Кьеркегор не без симпатии и в привлекательных тонах раннего романтизма рисует образ небрежно-ироничной, загнанной в себя, скованной удовольствием и моментом рефлексии, эгоцентрически-играющей экзистенции. Желательный контраст этому гедонизму образует открытое нравственное руководство жизнью, требующее от отдельного человека собраться и освободить себя от зависимостей, навязываемых средой, подавляющей индивида. Человек должен решиться осознать свою индивидуальность и свою свободу. Вместе с эмансипацией из состояния овеществления, из-за которого человек испытывает чувство вины, он обретает и дистанцию в отношении к самому себе. Индивид выводит себя из анонимно рассеянной, распавшейся на фрагменты жизни и придает собственной жизни последовательность и прозрачную ясность. В социальном измерении такая личность способна отвечать за собственное поведение и устанавливать связи с другими личностями. Во временном же измерении забота о самом себе формирует сознание историчности экзистенции, осуществляющейся в горизонте, одновременно ограниченном будущим и прошлым. Именно таким образом осознавшая саму себя личность «располагает собой как некой поставленной перед ней задачей, и при этом вполне может быть, что она сама выбрала себе эту задачу» [4].
Кьеркегор молчаливо исходит из того, что в свете Нагорной проповеди индивид, существующий с полным осознанием самого себя, последовательно отказывается от меркантильности. Это относится и к его собственной жизни. О самих моральных масштабах, которые в эгалитарном универсализме Канта обрели секулярный вид, Кьеркегор говорит мало. Все его внимание приковывает структура возможности быть самим собой, то есть форма этической саморефлексии и самостоятельного выбора, определенная бесконечным интересом к успешности собственных жизненных планов. Отдельный человек критически, с позиции будущих возможностей действовать, усваивает прошлое своей фактически состоявшейся и конкретно осуществленной истории жизни. Именно благодаря этому он и становится незамещаемой личностью и незаменимым индивидом.
Человек раскаивается в предосудительных аспектах своей прошлой жизни и решается следовать такому типу поведения, в рамках которого он может, не испытывая стыда, вновь познать себя. Именно таким образом индивид артикулирует самопонимание личности, какой он желал бы быть узнан и признан другими людьми.
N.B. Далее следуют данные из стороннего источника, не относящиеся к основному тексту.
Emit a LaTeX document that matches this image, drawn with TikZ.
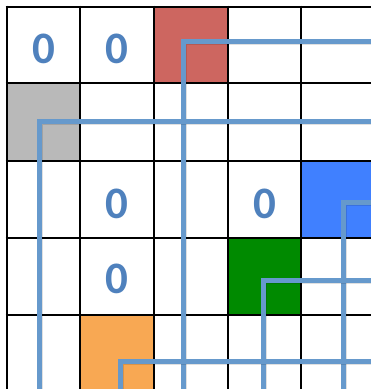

Посредством скрупулезной моральной оценки и критического усвоения фактически состоявшейся истории жизни человек конституирует себя как личность, которой он одновременно и является, и хотел бы быть: «Все, что установлено посредством его свободы, принадлежит ему сущностно, каким бы случайным оно ни казалось…» Однако Кьеркегор, несомненно, весьма далек от экзистенциализма Сартра, когда добавляет, что «это отличие является для этического индивида отнюдь не плодом его произвола… Скорее он выступает, если так можно сказать, редактором самого себя; но это ответственный редактор… он ответствен по отношению к порядку вещей, в котором он живет, ответствен перед Богом»5.